• [Stated problem]
Set down word for word the lines running from the line with "Write a Python" to the line with "import seaborn as sns", ends included. Skip every picture.
######
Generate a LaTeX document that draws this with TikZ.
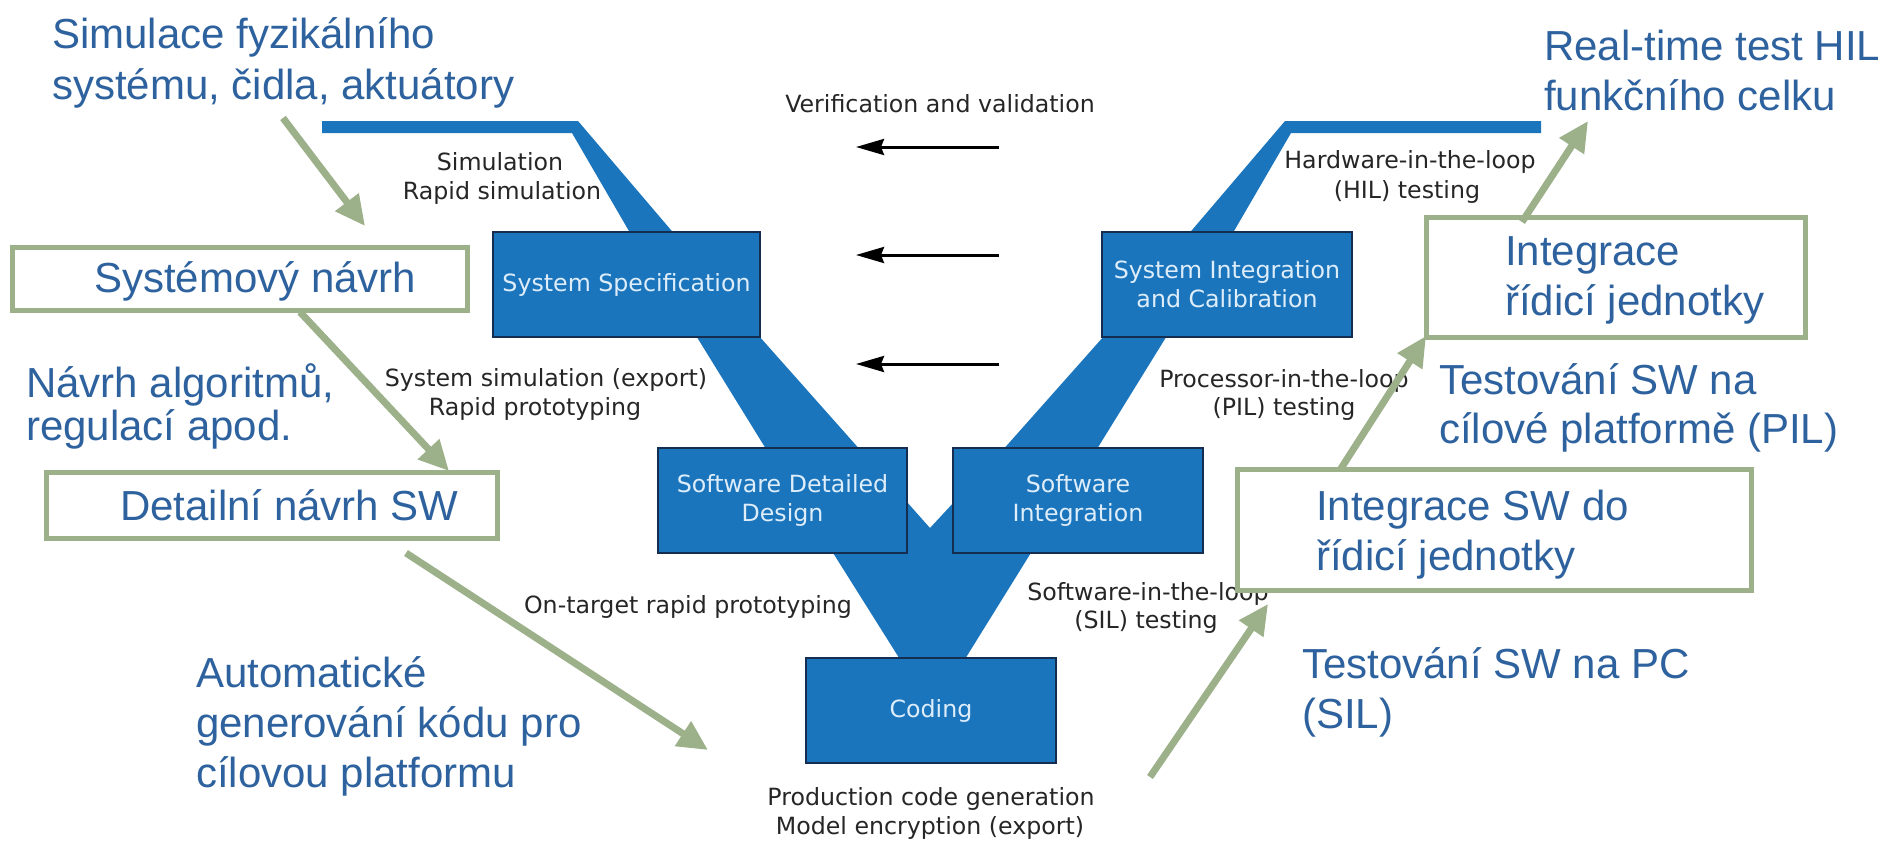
\documentclass[tikz,border=0pt]{standalone}
\usepackage{fontspec}
\setmainfont{Liberation Sans}
\newfontfamily\dvs{DejaVu Sans}
\usetikzlibrary{arrows.meta}
\definecolor{vblue}{RGB}{27,117,188}
\definecolor{vdark}{RGB}{20,45,80}
\definecolor{vtext}{RGB}{222,237,250}
\definecolor{cztext}{RGB}{46,98,158}
\definecolor{ggreen}{RGB}{156,177,138}
\begin{document}
\begin{tikzpicture}[x=1pt,y=-1pt,
  vband/.style={fill=vblue,draw=none},
  vbox/.style={fill=vblue,draw=vdark,line width=2pt,inner sep=0pt,text=vtext,font=\dvs\fontsize{23.7}{29}\selectfont,align=center},
  lbl/.style={inner sep=0pt,anchor=base,font=\dvs\fontsize{23.7}{29}\selectfont,text=black!85},
  cz/.style={inner sep=0pt,anchor=base west,font=\fontsize{42}{50}\selectfont,text=cztext},
  gbox/.style={draw=ggreen,line width=5pt,fill=white,inner sep=0pt},
  garrow/.style={draw=ggreen,line width=7pt,-{Triangle[length=30pt,width=28pt]}},
  karrow/.style={draw=black,line width=3pt,-{Stealth[length=28pt,width=16pt,inset=3pt]}},
]
\useasboundingbox[fill=white] (0,0) rectangle (1887,841);

% V bands
\fill[vband] (322,121) -- (578,121) -- (688,250) -- (640,250) -- (572,133) -- (322,133) -- cycle;
\fill[vband] (1541,121) -- (1285,121) -- (1175,250) -- (1223,250) -- (1291,133) -- (1541,133) -- cycle;
\fill[vband] (674,300) -- (727,300) -- (878,470) -- (779,470) -- cycle;
\fill[vband] (1189,300) -- (1136,300) -- (985,470) -- (1084,470) -- cycle;
\fill[vband] (767,448) -- (859,448) -- (930,528) -- (1004,448) -- (1096,448) -- (952,680) -- (913,680) -- cycle;

% blue boxes
\node[vbox,minimum width=267pt,minimum height=105pt] (sysspec) at (626.5,284.5) {System Specification};
\node[vbox,minimum width=250pt,minimum height=105pt] (sysint) at (1227,284.5) {System Integration\\and Calibration};
\node[vbox,minimum width=249pt,minimum height=105pt] (swdet) at (782.5,500.5) {Software Detailed\\Design};
\node[vbox,minimum width=250pt,minimum height=105pt] (swint) at (1078,500.5) {Software\\Integration};
\node[vbox,minimum width=250pt,minimum height=105pt] (coding) at (931,710.5) {Coding};

% black labels
\node[lbl] (vv) at (940,112) {Verification and validation};
\node[lbl] (sim1) at (500,170) {Simulation};
\node[lbl] (sim2) at (502,199) {Rapid simulation};
\node[lbl] (ss1) at (546,386) {System simulation (export)};
\node[lbl] (ss2) at (535,415) {Rapid prototyping};
\node[lbl] (ot) at (688,613) {On-target rapid prototyping};
\node[lbl] (pc1) at (931,805) {Production code generation};
\node[lbl] (pc2) at (930,834) {Model encryption (export)};
\node[lbl] (hil1) at (1410,168) {Hardware-in-the-loop};
\node[lbl] (hil2) at (1407,198) {(HIL) testing};
\node[lbl] (pil1) at (1284,387) {Processor-in-the-loop};
\node[lbl] (pil2) at (1284,415) {(PIL) testing};
\node[lbl] (sil1) at (1148,600) {Software-in-the-loop};
\node[lbl] (sil2) at (1146,628) {(SIL) testing};

% black arrows
\coordinate (k1s) at (999,147); \coordinate (k1e) at (856,147);
\coordinate (k2s) at (999,255); \coordinate (k2e) at (856,255);
\coordinate (k3s) at (999,364); \coordinate (k3e) at (856,364);
\draw[karrow] (k1s) -- (k1e);
\draw[karrow] (k2s) -- (k2e);
\draw[karrow] (k3s) -- (k3e);

% green boxes
\node[gbox,minimum width=455pt,minimum height=63pt] (gsys) at (239.5,278.5) {};
\node[gbox,minimum width=451pt,minimum height=66pt] (gdet) at (271.5,505) {};
\node[gbox,minimum width=379pt,minimum height=120pt] (gint) at (1615.5,277) {};
\node[gbox,minimum width=514pt,minimum height=121pt] (gintsw) at (1494,529.5) {};

% green arrows
\coordinate (a1s) at (283,118); \coordinate (a1e) at (365,226);
\coordinate (a2s) at (300,312); \coordinate (a2e) at (449,471);
\coordinate (a3s) at (406,553); \coordinate (a3e) at (708,750);
\coordinate (a4s) at (1150,777); \coordinate (a4e) at (1268,604);
\coordinate (a5s) at (1340,470); \coordinate (a5e) at (1426,336);
\coordinate (a6s) at (1522,222); \coordinate (a6e) at (1588,121);
\draw[garrow] (a1s) -- (a1e);
\draw[garrow] (a2s) -- (a2e);
\draw[garrow] (a3s) -- (a3e);
\draw[garrow] (a4s) -- (a4e);
\draw[garrow] (a5s) -- (a5e);
\draw[garrow] (a6s) -- (a6e);

% Czech texts
\node[cz] (t1a) at (52,48) {Simulace fyzikálního};
\node[cz] (t1b) at (52,99) {systému, čidla, aktuátory};
\node[cz] (t2) at (94,292) {Systémový návrh};
\node[cz] (t3a) at (26,397) {Návrh algoritmů,};
\node[cz] (t3b) at (26,440) {regulací apod.};
\node[cz] (t4) at (120,520) {Detailní návrh SW};
\node[cz] (t5a) at (196,687) {Automatické};
\node[cz] (t5b) at (196,737) {generování kódu pro};
\node[cz] (t5c) at (196,787) {cílovou platformu};
\node[cz] (t6a) at (1544,60) {Real-time test HIL};
\node[cz] (t6b) at (1544,110) {funkčního celku};
\node[cz] (t7a) at (1505,265) {Integrace};
\node[cz] (t7b) at (1505,315) {řídicí jednotky};
\node[cz] (t8a) at (1439,394) {Testování SW na};
\node[cz] (t8b) at (1439,443) {cílové platformě (PIL)};
\node[cz] (t9a) at (1316,520) {Integrace SW do};
\node[cz] (t9b) at (1316,570) {řídicí jednotky};
\node[cz] (t10a) at (1302,678) {Testování SW na PC};
\node[cz] (t10b) at (1302,728) {(SIL)};
\end{tikzpicture}
\end{document}
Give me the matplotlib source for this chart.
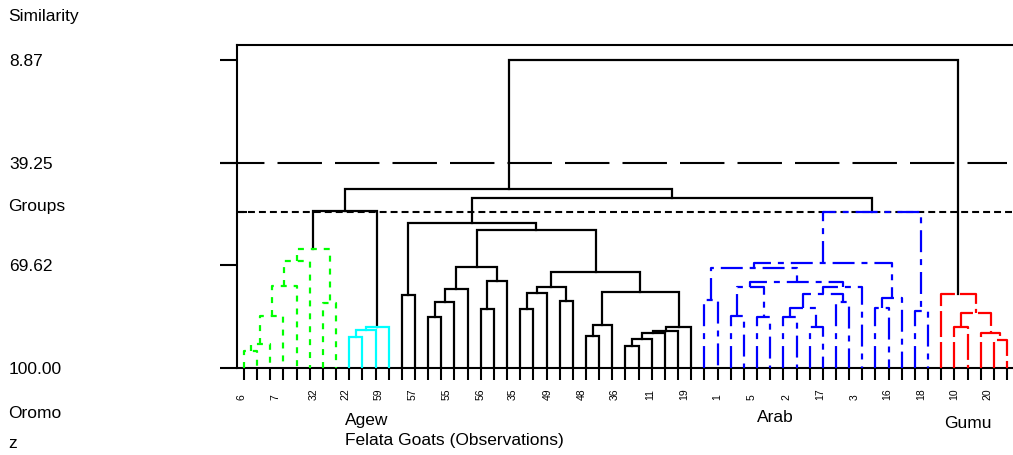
import matplotlib
matplotlib.use("Agg")
import matplotlib.pyplot as plt

plt.rcParams['font.family'] = ['Liberation Sans', 'DejaVu Sans']
plt.rcParams['lines.scale_dashes'] = False

# similarity axis
sim_ticks = [8.87, 39.25, 69.62, 100.00]
sim_labels = ["8.87", "39.25", "69.62", "100.00"]
cut_level = 39.25
group_level = 53.7

# groups in leaf order, with number of observations
group_names = ["Oromo", "Agew", "Felata", "Arab", "Gumu"]
group_sizes = [8, 4, 23, 18, 6]

# merges (left, right, similarity): id < 59 is a leaf, id 59+k is merge k
merges = [
    # Oromo
    (0, 1, 94.88), (59, 2, 92.90), (60, 3, 84.62), (61, 4, 75.74),
    (62, 5, 68.34), (6, 7, 80.86), (63, 64, 64.79),
    # Agew
    (8, 9, 90.74), (66, 10, 88.76), (67, 11, 87.78),
    # Felata
    (12, 13, 78.40), (14, 15, 85.00), (70, 16, 80.56), (71, 17, 76.72),
    (18, 19, 82.63), (73, 20, 74.26), (72, 74, 70.20), (21, 22, 82.63),
    (76, 23, 77.90), (24, 25, 80.09), (77, 78, 76.12), (26, 27, 90.44),
    (80, 28, 87.13), (29, 30, 93.49), (82, 31, 91.42), (83, 32, 89.73),
    (84, 33, 89.05), (85, 34, 87.78), (81, 86, 77.43), (79, 87, 71.68),
    (75, 88, 59.17), (69, 89, 57.01),
    # Arab
    (35, 36, 79.88), (37, 38, 84.53), (39, 40, 85.00), (92, 93, 76.12),
    (41, 42, 85.00), (43, 44, 87.78), (95, 96, 82.34), (45, 46, 80.39),
    (97, 98, 78.20), (99, 47, 76.12), (94, 100, 74.47), (91, 101, 70.50),
    (48, 49, 82.34), (103, 50, 79.38), (102, 104, 68.84), (51, 52, 83.05),
    (105, 106, 53.84),
    # Gumu
    (54, 55, 87.78), (57, 58, 91.72), (56, 109, 89.73), (108, 110, 83.82),
    (53, 111, 78.20),
    # between groups
    (65, 68, 53.55), (90, 107, 49.70), (113, 114, 47.04), (115, 112, 8.87),
]

# observation labels shown under the axis and where they sit (leaf units)
obs_labels = ["6", "7", "32", "22", "59", "57", "55", "56", "35", "49", "48", "36",
              "11", "19", "1", "5", "2", "17", "3", "16", "18", "10", "20"]
obs_label_pos = [-0.2, 2.4, 5.3, 7.7, 10.2, 12.8, 15.4, 18.0, 20.4, 23.1, 25.7, 28.2,
                 30.9, 33.5, 36.0, 38.6, 41.2, 43.8, 46.4, 48.9, 51.5, 54.0, 56.5]

styles = {
    "Oromo": ("#00ff00", (0, (4.3, 5.0))),
    "Agew": ("#00ffff", "-"),
    "Felata": ("black", "-"),
    "Arab": ("#0000ff", (0, (15.8, 5.0, 4.3, 5.0))),
    "Gumu": ("#ff0000", (0, (18.7, 3.6))),
    "top": ("black", "-"),
}

W, H = 1013, 455
fig = plt.figure(figsize=(W / 100, H / 100), dpi=100)
ax = fig.add_axes([237 / W, 1 - 368 / H, (W - 237) / W, 323 / H])

n = sum(group_sizes)
leaf_group = []
for g, s in zip(group_names, group_sizes):
    leaf_group += [g] * s

xpos = list(range(n))
hpos = [100.0] * n
grp = list(leaf_group)
for a, b, s in merges:
    xa, xb = xpos[a], xpos[b]
    g = grp[a] if grp[a] == grp[b] else "top"
    col, ls = styles[g]
    ax.plot([xa, xa, xb, xb], [hpos[a], s, s, hpos[b]], color=col, ls=ls, lw=1.6,
            solid_joinstyle='miter', zorder=3 if g != "top" else 2)
    xpos.append((xa + xb) / 2)
    hpos.append(s)
    grp.append(g)

xl = (237 - 244) / 13.155
xr = (W - 244) / 13.155
ax.set_xlim(xl, xr)
ax.set_ylim(100, 4.43)

# cut lines
ax.plot([xl - 1.3, n - 1], [cut_level, cut_level], color="black", lw=1.5,
        ls=(0, (32, 9.4)), clip_on=False)
ax.plot([xl, xr], [group_level, group_level], color="black", lw=1.5,
        ls=(0, (5, 2.9)))
ax.plot([xl + 0.25, xl + 0.7], [group_level, group_level], color="black", lw=1.5)

for sp in ["left", "top", "bottom"]:
    ax.spines[sp].set_linewidth(1.5)
ax.spines["right"].set_visible(False)

ax.set_yticks(sim_ticks, sim_labels)
ax.tick_params(axis="y", direction="out", length=12.2, width=1.5, pad=152, labelsize=12.5)
for lbl in ax.get_yticklabels():
    lbl.set_horizontalalignment("left")

ax.set_xticks([])
ax.set_xticks(range(n), minor=True)
ax.tick_params(axis="x", which="minor", direction="out", length=8.6, width=1.5)

for lab, p in zip(obs_labels, obs_label_pos):
    ax.text(p, -0.098, lab, transform=ax.get_xaxis_transform(), rotation=90,
            ha="center", va="bottom", fontsize=7.5)

def ftext(x, y, s, size=12.5):
    fig.text(x / W, 1 - y / H, s, ha="left", va="center", fontsize=size)

ftext(8, 17, "Similarity")
ftext(8, 207, "Groups")
ftext(8, 413, "Oromo")
ftext(8, 444, "z")
ftext(345, 421, "Agew")
ftext(345, 440, "Felata Goats (Observations)")
ftext(757, 418, "Arab")
ftext(944, 424, "Gumu")

fig.savefig("out.png", dpi=100)
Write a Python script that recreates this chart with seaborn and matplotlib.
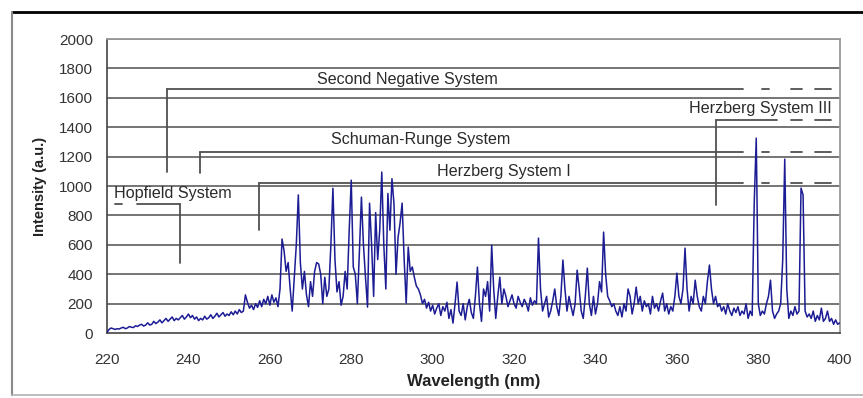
import matplotlib
matplotlib.use("Agg")
import matplotlib.pyplot as plt
from matplotlib.lines import Line2D
import numpy as np
import pandas as pd
import seaborn as sns

# Spectrum, 0.5 nm steps from 220 to 400 nm
wl_start = 220.0
wl_step = 0.5
intensity = [
    # 220 - 229.5
    5, 25, 35, 30, 25, 30, 28, 35, 40, 30, 35, 45, 40, 38, 50, 45, 55, 60, 48, 55,
    # 230 - 239.5
    70, 55, 60, 80, 65, 75, 90, 70, 85, 100, 80, 95, 110, 85, 100, 90, 105, 120, 95, 110,
    # 240 - 249.5
    130, 105, 120, 95, 110, 85, 100, 90, 115, 95, 105, 125, 100, 115, 135, 110, 125, 140, 115, 130,
    # 250 - 259.5
    120, 145, 125, 150, 130, 160, 140, 150, 260, 210, 170, 190, 160, 200, 175, 220, 180, 230, 200, 250,
    # 260 - 269.5
    190, 260, 210, 240, 180, 300, 640, 560, 420, 480, 300, 150, 380, 600, 940, 480, 300, 420, 260, 180,
    # 270 - 279.5
    350, 250, 420, 480, 470, 400, 200, 380, 250, 300, 600, 985, 500, 280, 350, 190, 250, 420, 300, 700,
    # 280 - 289.5
    1040, 450, 400, 200, 550, 925, 600, 380, 177, 884, 600, 250, 820, 500, 700, 1095, 600, 300, 950, 700,
    # 290 - 299.5
    1050, 880, 400, 650, 750, 884, 500, 204, 585, 420, 450, 380, 320, 300, 260, 200, 230, 170, 210, 150,
    # 300 - 309.5
    190, 130, 170, 200, 120, 180, 150, 210, 100, 160, 68, 200, 347, 150, 120, 200, 90, 180, 230, 140,
    # 310 - 319.5
    100, 250, 449, 200, 80, 300, 250, 350, 150, 598, 300, 100, 250, 380, 200, 300, 250, 180, 220, 260,
    # 320 - 329.5
    200, 170, 250, 210, 180, 230, 200, 150, 240, 190, 220, 200, 646, 300, 150, 200, 250, 109, 150, 220,
    # 330 - 339.5
    300, 180, 120, 250, 497, 300, 150, 250, 180, 120, 200, 428, 300, 150, 100, 250, 442, 200, 120, 250,
    # 340 - 349.5
    130, 200, 350, 280, 687, 400, 250, 220, 180, 200, 150, 120, 180, 110, 200, 150, 300, 250, 130, 200,
    # 350 - 359.5
    313, 200, 250, 150, 220, 180, 200, 130, 250, 170, 200, 150, 220, 272, 150, 200, 130, 180, 150, 250,
    # 360 - 369.5
    408, 250, 200, 300, 578, 300, 150, 250, 200, 360, 250, 180, 150, 250, 200, 350, 463, 300, 200, 250,
    # 370 - 379.5
    180, 200, 150, 180, 130, 200, 150, 120, 170, 140, 180, 120, 150, 130, 200, 100, 150, 120, 884, 1326,
    # 380 - 389.5
    200, 120, 150, 130, 200, 250, 360, 150, 100, 130, 150, 200, 497, 1183, 300, 100, 150, 120, 180, 130,
    # 390 - 399.5
    150, 986, 940, 150, 110, 130, 100, 150, 80, 120, 90, 170, 80, 100, 150, 80, 100, 60, 90, 60,
    # 400
    70,
]
wavelength = wl_start + wl_step * np.arange(len(intensity))

x_ticks = [220, 240, 260, 280, 300, 320, 340, 360, 380, 400]
y_ticks = [0, 200, 400, 600, 800, 1000, 1200, 1400, 1600, 1800, 2000]

# Band system brackets: name, label position, bar level, bar start/end, drop end
systems = ["Second Negative System", "Schuman-Runge System", "Herzberg System I",
           "Herzberg System III", "Hopfield System"]
label_x = [293.7, 297.1, 317.4, 380.6, 236.3]
label_y = [1728, 1320, 1102, 1530, 952]
bar_y = [1660, 1231, 1020, 1449, 877]
bar_x0 = [234.7, 242.8, 257.3, 369.5, 227.4]
bar_x1 = [376.2, 376.2, 376.2, 384.5, 237.9]
drop_x = [234.7, 242.8, 257.3, 369.5, 237.9]
drop_y = [1095, 1088, 700, 870, 476]

sns.set_style("white")
plt.rcParams["font.family"] = ["Liberation Sans", "DejaVu Sans"]

fig = plt.figure(figsize=(8.63, 3.98), dpi=100)
ax = fig.add_axes([0.124, 0.163, 0.849, 0.739])

df = pd.DataFrame({"Wavelength": wavelength, "Intensity": intensity})
sns.lineplot(data=df, x="Wavelength", y="Intensity", ax=ax,
             color="#1c1c94", linewidth=1.1, zorder=3)

# gridlines
for v in y_ticks[1:]:
    ax.axhline(v, color="#757575", linewidth=1.4, zorder=1)

# brackets
ann_col = "#505050"
for i, name in enumerate(systems):
    ax.plot([bar_x0[i], bar_x1[i]], [bar_y[i], bar_y[i]], color=ann_col, lw=1.3, zorder=2)
    ax.plot([drop_x[i], drop_x[i]], [bar_y[i], drop_y[i]], color=ann_col, lw=1.3, zorder=2)
    ax.text(label_x[i], label_y[i], name, ha="center", va="center",
            fontsize=11.6, color="#2a2a2a", zorder=4)

# dashed continuations on the right
dash_segs = [(381.0, 382.7), (388.0, 390.7), (394.0, 397.8)]
for i in range(4):
    for a, b in dash_segs:
        if a > bar_x1[i]:
            ax.plot([a, b], [bar_y[i], bar_y[i]], color=ann_col, lw=1.3, zorder=2)
# little dash on the Hopfield bar
ax.plot([222.0, 223.8], [bar_y[4], bar_y[4]], color=ann_col, lw=1.3, zorder=2)

ax.set_xlim(220, 400)
ax.set_ylim(0, 2000)
ax.set_xticks(x_ticks)
ax.set_yticks(y_ticks)
ax.tick_params(axis="both", direction="out", length=4, width=1, colors="#333333",
               labelsize=11, labelcolor="#333333", pad=6)
ax.tick_params(axis="x", pad=10)

for side in ["left", "bottom"]:
    ax.spines[side].set_color("#444444")
    ax.spines[side].set_linewidth(1.2)
for side in ["top", "right"]:
    ax.spines[side].set_color("#9a9a9a")
    ax.spines[side].set_linewidth(1.3)

ax.set_xlabel("Wavelength (nm)", fontsize=12, fontweight="bold", color="#222222", labelpad=5)
ax.set_ylabel("Intensity (a.u.)", fontsize=10.5, fontweight="bold", color="#222222", labelpad=9)

# outer frame of the chart area
fig.add_artist(Line2D([12 / 863, 1.0], [1 - 12 / 398, 1 - 12 / 398], color="black", lw=2))
fig.add_artist(Line2D([12 / 863, 12 / 863], [3 / 398, 1 - 12 / 398], color="#8a8a8a", lw=1.5))
fig.add_artist(Line2D([12 / 863, 1.0], [3 / 398, 3 / 398], color="#b0b0b0", lw=1.2))

fig.savefig("out.png", dpi=100)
######
• [Result of this task]
Write a Python script that recreates this chart with seaborn and matplotlib.
import matplotlib
matplotlib.use("Agg")
import matplotlib.pyplot as plt
from matplotlib.lines import Line2D
import numpy as np
import pandas as pd
import seaborn as sns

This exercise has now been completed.